Adjustments: the magic of touch

This post was inspired by a lovely post over at Bab's Babble!

Adjustments - to give or not to give? - is a big topic among yoga teachers today. Perhaps it is our puritan heritage, but in Canada, America and Australia, touching strangers (or even friends) is not a big part of our daily lives. [Woe betide the traveller who goes to continental Europe and is faced with the barrage of face-kissing strangers!] So it's not surprising that many of us have trouble bridging this uncertainty in the yoga studio.

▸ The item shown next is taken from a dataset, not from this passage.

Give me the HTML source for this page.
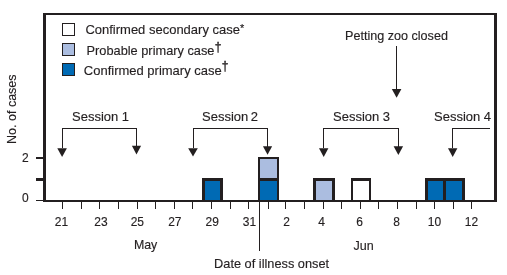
<!DOCTYPE html>
<html><head><meta charset="utf-8"><style>
html,body{margin:0;padding:0;background:#fff;width:507px;height:275px;overflow:hidden}
svg{display:block;will-change:transform}
text{font-family:"Liberation Sans",sans-serif;fill:#231f20;stroke:#231f20;stroke-width:0.15px}
</style></head><body>
<svg width="507" height="275" viewBox="0 0 507 275" shape-rendering="crispEdges">
<rect x="43" y="13" width="3" height="189" fill="#231f20"/>
<rect x="43" y="13" width="454" height="2" fill="#231f20"/>
<rect x="494" y="13" width="3" height="189" fill="#231f20"/>
<rect x="43" y="200" width="454" height="2" fill="#231f20"/>
<rect x="36" y="157" width="7" height="2" fill="#231f20"/>
<rect x="36" y="178" width="7" height="3" fill="#231f20"/>
<rect x="36" y="200" width="7" height="1" fill="#231f20"/>
<rect x="62" y="202" width="1" height="7" fill="#231f20"/>
<rect x="81" y="202" width="1" height="7" fill="#231f20"/>
<rect x="99" y="202" width="1" height="7" fill="#231f20"/>
<rect x="118" y="202" width="1" height="7" fill="#231f20"/>
<rect x="137" y="202" width="1" height="7" fill="#231f20"/>
<rect x="155" y="202" width="1" height="7" fill="#231f20"/>
<rect x="174" y="202" width="1" height="7" fill="#231f20"/>
<rect x="192" y="202" width="1" height="7" fill="#231f20"/>
<rect x="211" y="202" width="1" height="7" fill="#231f20"/>
<rect x="230" y="202" width="1" height="7" fill="#231f20"/>
<rect x="248" y="202" width="1" height="7" fill="#231f20"/>
<rect x="268" y="202" width="1" height="7" fill="#231f20"/>
<rect x="285" y="202" width="1" height="7" fill="#231f20"/>
<rect x="304" y="202" width="1" height="7" fill="#231f20"/>
<rect x="323" y="202" width="1" height="7" fill="#231f20"/>
<rect x="341" y="202" width="1" height="7" fill="#231f20"/>
<rect x="360" y="202" width="1" height="7" fill="#231f20"/>
<rect x="378" y="202" width="1" height="7" fill="#231f20"/>
<rect x="397" y="202" width="1" height="7" fill="#231f20"/>
<rect x="416" y="202" width="1" height="7" fill="#231f20"/>
<rect x="434" y="202" width="1" height="7" fill="#231f20"/>
<rect x="453" y="202" width="1" height="7" fill="#231f20"/>
<rect x="471" y="202" width="1" height="7" fill="#231f20"/>
<rect x="259" y="202" width="1" height="49" fill="#231f20"/>
<rect x="202" y="178" width="21" height="22" fill="#231f20"/>
<rect x="205" y="181" width="15" height="19" fill="#006ab4"/>
<rect x="258" y="157" width="21" height="43" fill="#231f20"/>
<rect x="260" y="159" width="17" height="19" fill="#abbde0"/>
<rect x="260" y="181" width="17" height="19" fill="#006ab4"/>
<rect x="313" y="178" width="22" height="22" fill="#231f20"/>
<rect x="316" y="181" width="16" height="19" fill="#abbde0"/>
<rect x="351" y="178" width="20" height="22" fill="#231f20"/>
<rect x="353" y="181" width="16" height="19" fill="#fff"/>
<rect x="425" y="178" width="40" height="22" fill="#231f20"/>
<rect x="428" y="181" width="15" height="19" fill="#006ab4"/>
<rect x="446" y="181" width="16" height="19" fill="#006ab4"/>
<rect x="62" y="23" width="13" height="13" fill="#231f20"/>
<rect x="63" y="24" width="11" height="11" fill="#fff"/>
<rect x="62" y="43" width="13" height="13" fill="#231f20"/>
<rect x="63" y="44" width="11" height="11" fill="#abbde0"/>
<rect x="62" y="63" width="13" height="13" fill="#231f20"/>
<rect x="63" y="64" width="11" height="11" fill="#006ab4"/>
<rect x="62" y="128" width="75" height="1" fill="#231f20"/>
<rect x="62" y="128" width="1" height="20" fill="#231f20"/>
<rect x="136" y="128" width="1" height="19" fill="#231f20"/>
<path d="M57.300000000000004 148.3L66.9 148.3L62.1 157.05Z" fill="#231f20" shape-rendering="geometricPrecision"/>
<path d="M131.9 145.7L141.1 145.7L136.5 154.6Z" fill="#231f20" shape-rendering="geometricPrecision"/>
<rect x="193" y="128" width="75" height="1" fill="#231f20"/>
<rect x="193" y="128" width="1" height="20" fill="#231f20"/>
<rect x="267" y="128" width="1" height="19" fill="#231f20"/>
<path d="M188.2 148.3L197.8 148.3L193 156.45Z" fill="#231f20" shape-rendering="geometricPrecision"/>
<path d="M262.95 146.3L272.15000000000003 146.3L267.55 154.8Z" fill="#231f20" shape-rendering="geometricPrecision"/>
<rect x="323" y="128" width="76" height="1" fill="#231f20"/>
<rect x="323" y="128" width="1" height="20" fill="#231f20"/>
<rect x="398" y="128" width="1" height="19" fill="#231f20"/>
<path d="M319.0 148.2L328.4 148.2L323.7 156.9Z" fill="#231f20" shape-rendering="geometricPrecision"/>
<path d="M393.6 146.3L403.1 146.3L398.35 155.1Z" fill="#231f20" shape-rendering="geometricPrecision"/>
<rect x="452" y="128" width="38" height="1" fill="#231f20"/>
<rect x="452" y="128" width="1" height="20" fill="#231f20"/>
<path d="M448.0 148.2L457.4 148.2L452.7 157Z" fill="#231f20" shape-rendering="geometricPrecision"/>
<rect x="396" y="46" width="1" height="43" fill="#231f20"/>
<path d="M391.8 89.1L401.40000000000003 89.1L396.6 97.7Z" fill="#231f20" shape-rendering="geometricPrecision"/>
<text transform="translate(85.4,34.4) scale(1,1.03)" font-size="13" text-anchor="start" >Confirmed secondary case<tspan dx="0.1" dy="-1.9" font-size="11">*</tspan></text>
<text transform="translate(86.5,55) scale(1,1.03)" font-size="12.8" text-anchor="start" >Probable primary case<tspan dx="0.4" dy="-4" font-size="12" stroke="#231f20" stroke-width="0.35">†</tspan></text>
<text transform="translate(83.8,75) scale(1,1.03)" font-size="13" text-anchor="start" >Confirmed primary case<tspan dy="-5" font-size="12" stroke="#231f20" stroke-width="0.35">†</tspan></text>
<text transform="translate(72,121.3) scale(1,1.03)" font-size="13" text-anchor="start" >Session 1</text>
<text transform="translate(202,121.3) scale(1,1.03)" font-size="13" text-anchor="start" word-spacing="-1">Session 2</text>
<text transform="translate(333,121.3) scale(1,1.03)" font-size="13" text-anchor="start" >Session 3</text>
<text transform="translate(434,121.3) scale(1,1.03)" font-size="13" text-anchor="start" >Session 4</text>
<text transform="translate(345,40.4) scale(1,1.03)" font-size="12.6" text-anchor="start" >Petting zoo closed</text>
<text x="0" y="0" font-size="12.5" text-anchor="middle" transform="translate(16.4,109.2) rotate(-90)">No. of cases</text>
<text transform="translate(61.4,225.8) scale(1,1.03)" font-size="12" text-anchor="middle" >21</text>
<text transform="translate(100.9,225.8) scale(1,1.03)" font-size="12" text-anchor="middle" >23</text>
<text transform="translate(137.3,225.8) scale(1,1.03)" font-size="12" text-anchor="middle" >25</text>
<text transform="translate(174.8,225.8) scale(1,1.03)" font-size="12" text-anchor="middle" >27</text>
<text transform="translate(212.2,225.8) scale(1,1.03)" font-size="12" text-anchor="middle" >29</text>
<text transform="translate(249.4,225.8) scale(1,1.03)" font-size="12" text-anchor="middle" >31</text>
<text transform="translate(286.5,225.8) scale(1,1.03)" font-size="12" text-anchor="middle" >2</text>
<text transform="translate(321.5,225.8) scale(1,1.03)" font-size="12" text-anchor="middle" >4</text>
<text transform="translate(359.5,225.8) scale(1,1.03)" font-size="12" text-anchor="middle" >6</text>
<text transform="translate(396.6,225.8) scale(1,1.03)" font-size="12" text-anchor="middle" >8</text>
<text transform="translate(434.4,225.8) scale(1,1.03)" font-size="12" text-anchor="middle" >10</text>
<text transform="translate(471.4,225.8) scale(1,1.03)" font-size="12" text-anchor="middle" >12</text>
<text transform="translate(22,161.5) scale(1,1.03)" font-size="12" text-anchor="start" >2</text>
<text transform="translate(22,201.5) scale(1,1.03)" font-size="12" text-anchor="start" >0</text>
<text transform="translate(145.6,249.2) scale(0.955,1.03)" font-size="13" text-anchor="middle" >May</text>
<text transform="translate(363.7,249.9) scale(0.965,1.03)" font-size="13" text-anchor="middle" >Jun</text>
<text transform="translate(271.6,268.2) scale(0.983,1.03)" font-size="13" text-anchor="middle" >Date of illness onset</text>
</svg>
</body></html>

For me, verbal cues are the foundation of teaching - an adjustment is never a replacement for that. But physical adjustments are like the icing on top of the student-teacher exchange. As a teacher, I personally give a lot of adjustments for the simple reason that I love receiving them. I absolutely love feeling the strong, competent hands of a teacher helping me to expand my limits in a pose and taking my body to places I didn't think it would go. I quiver with happy anticipation when a teacher stops to connect with me and take my postures to a deeper place.

For me, touch is a very important resource as a teacher, and the student-teacher energy meld that takes place is one of the parts of teaching that I treasure most. It is one thing to tell someone to do something and totally another to feel under the palms of your hands the way in which their muscles move and to work with them in a pose. When you adjust someone you get a deeper sense of how their body works and that in turn enables you to give them better instruction. I also find that adjustments help me connect with my students individually, and give them one-on-one attention even in a group setting, which I think every student seeks from a teacher. For this reason I try to touch every student at least once during a session, even with a big group.

Here are some things I have learned about giving adjustments:
  • Every now and then remind people that they are not doing something "wrong" in order to receive an adjustment! but rather that you see their potential to do more in a pose. Say something like: "If I adjust you, it means that you're doing something right, and I'm just helping you to explore it a bit further." A lovely teacher friend of mine bypasses negative perceptions by calling them "assists" instead.
  • Never go straight to a new student - let them see other students getting adjusted first. Always start with a simple "feel good" adjustment like Child's Pose or Supine Twist until they become comfortable with your touch and you feel confident adjusting them.
  • Body language is a big indicator of whether or not people will be receptive to a 'big' adjustment. Watch them carefully as you approach and if the student seems unreceptive, use a verbal cue or a simple touch instead.
  • Always follow up an adjustment or verbal cue with encouragement: "very nice", "great", "beautiful", "well done", so that the student feels they are getting something for what they are giving!
  • Instruct their breathing ("inhale - lengthen", "exhale - soften") as you adjust and ask how the pressure is to get a sense of how they are feeling in the pose.
  • Even the most advanced students can benefit from an adjustment - don't avoid them. Fellow teachers are probably especially likely to enjoy a good assist - and if taking a fellow teacher's class, encourage them to return the favour!
  • Be mindful of the other student's time when giving an adjustment. Occasionally you get distracted helping someone and leave the rest of the class in a pose for far too long! With experience you get a sense of how long to adjust the student while still leaving yourself time to get back to the front of the class for the next pose.
And finally, remember that giving adjustments requires training and practice. Don't guess - KNOW what you are doing and how to do it. Learn how to use your hands in an appropriate, non-sensual way and how to give adjustments to sensitive areas of the body, including thinking about when you need to ask someone's permission. Know which parts of the body you should (muscles) and should not (joints) touch. When learning a new adjustment, always practice first on a willing yoga-friend who can give you feedback on things such as pressure and placing of your hands and body.

My absolute favourite adjustments (NB these are vague descriptions only and not intended as instruction on how to give the adjustments!) to give include:
  • Downward-facing Dog: Standing in front of the student and pressing back on the sacrum. Alternately since I am very small, on larger students especially men, I stand behind them and bring a strap around their mid-thighs, then lean my weight back against the strap. Both of these help bring tension off the arms, lengthen the spine, and work the weight onto the heels.
  • Child's Pose: simultaneously press down on the sacrum and forward and down between the shoulders, lengthening the spine.
  • Twists: You can always get deeper in a twist with someone giving you a helping hand!!
  • Halasana: I love the way people gasp in surprise as their feet touch the floor behind them for the first time, with only minimal guidance. I love this one because people really feel a sense of 'accomplishment' after this adjustment and next time will be confident to try it on their own.
A great resource for adjustments is Stefanie Pappas' "Yoga Postures Adjustments and Assisting" - lots of photos and great explanations of verbal cues as well as hands-on adjustments.

So what do you think folks? As a teacher, do you give adjustments? As a student, do you like receiving them? And what are your favourites to give or receive?